Os demais personagens sofrem para encontrar destaque, pois há pouco espaço para desenvolvimento além dos Mickeys. Sim, esses são os protagonistas da história e, em uma situação natural, isso nem deveria ser uma questão. No entanto, o roteiro, da forma como foi escrito, pede por aprofundamento nos arcos de Kai (Anamaria Vartolomei), Nasha (Naomi Ackie) e Timo (Steven Yeun), que até são brevemente desenvolvidos, mas abruptamente encerrados.

O roteiro de Mickey 17 (2025) não é o mais impressionante escrito por Bong Joon-ho. Veja bem, um bom roteiro não se mede apenas pela história que conta, pois esse tipo de material não se resume à trama de um filme, mas também à sua estrutura. Quanto a isso, há claros sinais de que o cineasta teve dificuldades para encontrar o foco da história.
Há narração demais no filme. Não que exista um limite para esse recurso em um roteiro, mas, da forma como está, prejudica a fluidez da história. A primeira meia hora é cansativa, e o retorno de um longo período de narração no segundo ato esfria bastante o avanço da trama. Mickey 17 (2025) é excessivamente expositivo.

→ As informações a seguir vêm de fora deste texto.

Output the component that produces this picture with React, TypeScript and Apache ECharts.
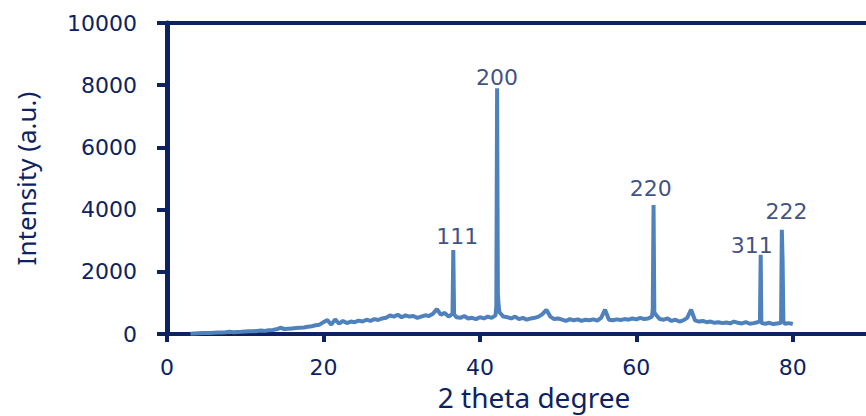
import React, { useEffect, useRef } from "react";
import * as echarts from "echarts";

// Baseline of the diffractogram, 2θ from 3.0 to 80.0 in 0.5° steps
const baseStart = 3;
const baseStep = 0.5;
const baseline = [
  10, 20, 25, 30, 30, 35, 40, 45, 45, 55, 70, 60, 65, 70, 80,
  90, 85, 100, 110, 100, 120, 130, 150, 200, 160, 170, 180, 190, 200, 210, 230, 250, 280, 300, 380,
  450, 300, 470, 330, 420, 350, 400, 380, 430, 400, 460, 420, 480, 450, 500, 520, 600, 560, 620, 540,
  600, 560, 580, 520, 560, 600, 580, 650, 800, 620, 680, 560, 650, 540, 520, 580, 500, 520, 480, 540,
  500, 560, 520, 600, 700, 560, 540, 500, 560, 480, 520, 460, 500, 520, 560, 640, 780, 560, 480, 500,
  460, 420, 480, 440, 470, 420, 460, 440, 470, 430, 520, 780, 460, 440, 470, 450, 480, 460, 500, 470,
  520, 480, 500, 560, 620, 480, 460, 500, 420, 460, 400, 440, 520, 780, 440, 400, 420, 380, 400, 360,
  380, 350, 370, 340, 400, 360, 340, 380, 330, 350, 380, 350, 330, 360, 320, 340, 360, 330, 350, 320,
];

// Sharp reflections (2θ, intensity)
const peakX = [36.6, 36.7, 42.1, 42.2, 42.3, 42.4, 62.1, 62.2, 62.3, 75.8, 75.9, 75.98, 78.6, 78.7, 78.8];
const peakY = [2700, 640, 900, 7900, 1300, 900, 800, 4150, 700, 420, 2550, 400, 3350, 2350, 400];

// Miller index labels and where they sit (2θ, intensity)
const hklNames = ["111", "200", "220", "311", "222"];
const hklX = [37.1, 42.2, 61.85, 74.75, 79.2];
const hklY = [3120, 8250, 4690, 2860, 3950];

const xTicks = { min: 0, max: 90, interval: 20 };
const yTicks = { min: 0, max: 10000, interval: 2000 };

const NAVY = "#0d2361";
const BLUE = "#4f81bd";

export default function App() {
  const ref = useRef<HTMLDivElement>(null);

  useEffect(() => {
    if (!ref.current) return;
    const chart = echarts.init(ref.current, null, { renderer: "svg" });

    const pts: number[][] = baseline.map((v, i) => [baseStart + i * baseStep, v]);
    peakX.forEach((x, i) => pts.push([x, peakY[i]]));
    pts.sort((a, b) => a[0] - b[0]);

    const labels = hklNames.map((n, i) => ({ name: n, value: [hklX[i], hklY[i]] }));

    chart.setOption({
      animation: false,
      grid: {
        left: 167,
        top: 23,
        width: 704,
        bottom: 82,
        outerBoundsMode: "none",
        containLabel: false,
        show: true,
        borderColor: NAVY,
        borderWidth: 4,
        backgroundColor: "transparent",
      },
      xAxis: {
        type: "value",
        min: xTicks.min,
        max: xTicks.max,
        interval: xTicks.interval,
        name: "2 theta degree",
        nameLocation: "middle",
        nameGap: 48,
        nameTextStyle: {
          color: NAVY,
          fontFamily: "Noto Sans",
          fontSize: 28,
          lineHeight: 28,
          padding: [0, 0, 0, 30],
        },
        axisLine: { show: true, lineStyle: { color: NAVY, width: 4 } },
        axisTick: { show: true, length: 8, lineStyle: { color: NAVY, width: 4 } },
        axisLabel: {
          color: NAVY,
          fontFamily: "DejaVu Sans",
          fontSize: 22,
          margin: 22,
          showMaxLabel: false,
        },
        splitLine: { show: false },
      },
      yAxis: {
        type: "value",
        min: yTicks.min,
        max: yTicks.max,
        interval: yTicks.interval,
        name: "Intensity (a.u.)",
        nameLocation: "middle",
        nameGap: 128,
        nameTextStyle: {
          color: NAVY,
          fontFamily: "Noto Sans",
          fontSize: 26,
        },
        axisLine: { show: true, lineStyle: { color: NAVY, width: 5 } },
        axisTick: { show: true, length: 10, lineStyle: { color: NAVY, width: 4 } },
        axisLabel: {
          color: NAVY,
          fontFamily: "DejaVu Sans",
          fontSize: 22,
          margin: 30,
          formatter: (v: number) => String(v),
        },
        splitLine: { show: false },
      },
      series: [
        {
          type: "line",
          data: pts,
          showSymbol: false,
          symbol: "none",
          lineStyle: { color: BLUE, width: 4 },
          z: 2,
        },
        {
          type: "scatter",
          data: labels,
          symbolSize: 0,
          label: {
            show: true,
            position: "inside",
            formatter: "{b}",
            color: NAVY,
            fontFamily: "DejaVu Sans",
            fontSize: 22,
          },
          z: 3,
        },
      ],
    });

    return () => chart.dispose();
  }, []);

  return (
    <div
      ref={ref}
      style={{ position: "absolute", left: 0, top: 0, width: 866, height: 416 }}
    />
  );
}
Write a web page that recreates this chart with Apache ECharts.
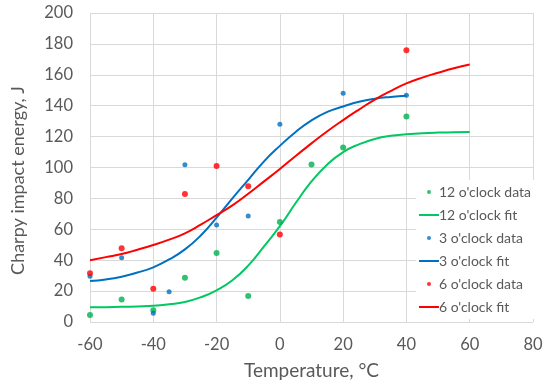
<!DOCTYPE html>
<html><head><meta charset="utf-8">
<script src="https://cdn.jsdelivr.net/npm/echarts@6/dist/echarts.min.js"></script>
<style>html,body{margin:0;padding:0;background:#fff}#c{width:550px;height:387px}</style>
</head><body><div id="c"></div>
<script>
// Data points
const x12 = [-60, -50, -40, -30, -20, -10, 0, 10, 20, 40];
const y12 = [4.5, 14.5, 7.6, 28.7, 44.6, 16.8, 64.7, 102, 113, 133];
const x3 = [-60, -50, -40, -35, -30, -20, -10, 0, 20, 40];
const y3 = [29.6, 41.6, 5.6, 19.6, 101.8, 62.8, 68.6, 128, 148, 146.7];
const x6 = [-60, -50, -40, -30, -20, -10, 0, 40];
const y6 = [31.5, 47.7, 21.6, 82.8, 101, 87.8, 56.7, 175.9];
// Fit curves
const fit12X = [-60,-55,-50,-45,-40,-35,-30,-25,-20,-15,-10,-5,0,5,10,15,20,25,30,35,40,45,50,55,60];
const fit12Y = [9.5,9.6,9.8,10.1,10.5,11.5,13,16,20.5,27,36.5,49,62,77,91,102,110,115,118.5,120.5,121.5,122.2,122.6,122.8,123];
const fit3X = [-60,-55,-50,-45,-40,-35,-30,-25,-20,-15,-10,-5,0,5,10,15,20,25,30,35,40];
const fit3Y = [26.5,27.5,29.3,32,35.4,40.5,47,56,67.5,80,92,104,114,123,130.5,136,139.5,142.5,144.5,145.7,146.5];
const fit6X = [-60,-55,-50,-45,-40,-35,-30,-25,-20,-15,-10,-5,0,5,10,15,20,25,30,35,40,45,50,55,60];
const fit6Y = [40,42,44,46.8,49.8,53.3,57.4,63,69.2,75.5,83,91,99,107.5,115.6,123.5,130.7,137.5,144,149.5,154.4,158.2,161.3,164.2,166.7];
const names = ["12 o'clock data","12 o'clock fit","3 o'clock data","3 o'clock fit","6 o'clock data","6 o'clock fit"];
const xTicks = {min:-60, max:80, interval:20};
const yTicks = {min:0, max:200, interval:20};

const zip = (a,b) => a.map((v,i)=>[v,b[i]]);
const GREEN = '#00b050', BLUE = '#0070c0', RED = '#ff0000';
const GREENL = '#00c862';
const lineIcon = 'path://M0,0H20V2H0Z';
const font = 'Lato, "Open Sans", sans-serif';
const chart = echarts.init(document.getElementById('c'));
chart.setOption({
  animation:false,
  textStyle:{fontFamily:font},
  grid:{left:90, right:17, top:13, bottom:65},
  xAxis:{type:'value', min:xTicks.min, max:xTicks.max, interval:xTicks.interval,
    name:'Temperature, °C', nameLocation:'middle', nameGap:39,
    nameTextStyle:{color:'#595959', fontSize:19, fontFamily:font},
    axisLine:{show:false}, axisTick:{show:false},
    axisLabel:{color:'#595959', fontSize:16.5, margin:14, fontFamily:font},
    splitLine:{lineStyle:{color:'#d9d9d9', width:1}}},
  yAxis:{type:'value', min:yTicks.min, max:yTicks.max, interval:yTicks.interval,
    name:'Charpy impact energy, J', nameLocation:'middle', nameGap:63,
    nameTextStyle:{color:'#595959', fontSize:18, fontFamily:font, padding:[0,26,0,0]},
    axisLine:{show:false}, axisTick:{show:false},
    axisLabel:{color:'#595959', fontSize:16.5, margin:17, fontFamily:font},
    splitLine:{lineStyle:{color:'#d9d9d9', width:1}}},
  legend:{orient:'vertical', left:416, top:180, backgroundColor:'#fff',
    padding:[4,8,4,3], itemWidth:20, itemHeight:4, itemGap:7,
    textStyle:{color:'#595959', fontSize:14, fontFamily:font, lineHeight:16, padding:[0,0,0,-5]},
    data:[
      {name:names[0], icon:'circle'},
      {name:names[1], icon:lineIcon},
      {name:names[2], icon:'circle'},
      {name:names[3], icon:lineIcon},
      {name:names[4], icon:'circle'},
      {name:names[5], icon:lineIcon}
    ]},
  series:[
    {name:names[0], type:'scatter', data:zip(x12,y12), symbolSize:6, itemStyle:{color:GREEN}, z:5},
    {name:names[1], type:'line', data:zip(fit12X,fit12Y), smooth:true, showSymbol:false, lineStyle:{color:GREENL, width:2}, itemStyle:{color:GREENL}},
    {name:names[2], type:'scatter', data:zip(x3,y3), symbolSize:5, itemStyle:{color:BLUE}, z:5},
    {name:names[3], type:'line', data:zip(fit3X,fit3Y), smooth:true, showSymbol:false, lineStyle:{color:BLUE, width:2}, itemStyle:{color:BLUE}},
    {name:names[4], type:'scatter', data:zip(x6,y6), symbolSize:6, itemStyle:{color:RED}, z:5},
    {name:names[5], type:'line', data:zip(fit6X,fit6Y), smooth:true, showSymbol:false, lineStyle:{color:RED, width:2}, itemStyle:{color:RED}}
  ]
});
</script></body></html>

A estratégia do 'mostre, não conte' quase nunca é utilizada.
A impressão é que Bong Joon-ho se apegou demais às suas ideias e se perdeu ao tentar abraçar mais do que cabia nos braços. Como resultado, há oscilação na fluidez e o desperdício de algumas boas ideias, como a ausência da discussão sobre o impacto gerado pela fragmentação da memória e personalidade de um indivíduo.

Tanto as falhas quanto os acertos de Mickey 17 (2025) refletem a personalidade de Bong Joon-ho. O filme é engraçado e oferece um ponto de vista interessante sobre o colonialismo e a precarização do trabalho no século XXI. A forma como a história questiona se a reimpressão de Mickey o ressuscita ou cria um ser diferente com as memórias de outro evoca até mesmo o arco de Hari, a esposa de Kevin, em Solaris (1972), de Tarkovsky.
O maior ato de coragem do cineasta, entretanto, é usar o humor para abordar o poder de manipulação do corporativismo religioso. Discutir isso de forma tão explícita, num mundo de redes sociais onde figuras messiânicas são adoradas sem questionamento, é algo incomum para um blockbuster, principalmente se tratando de um blockbuster de uma megacorporação. É verdade que essa discussão também é abordada em Duna: Parte 2 (2024), mas de forma bem mais delicada e menos aparente.

Seja positiva ou negativamente, Mickey 17 (2025) tem tanta substância que transborda. Um trabalho de Bong Joon-ho marcado pelo exagero, mas com o frescor da visão de um grande cineasta sobre assuntos contemporâneos. Uma espécie de blockbuster em extinção.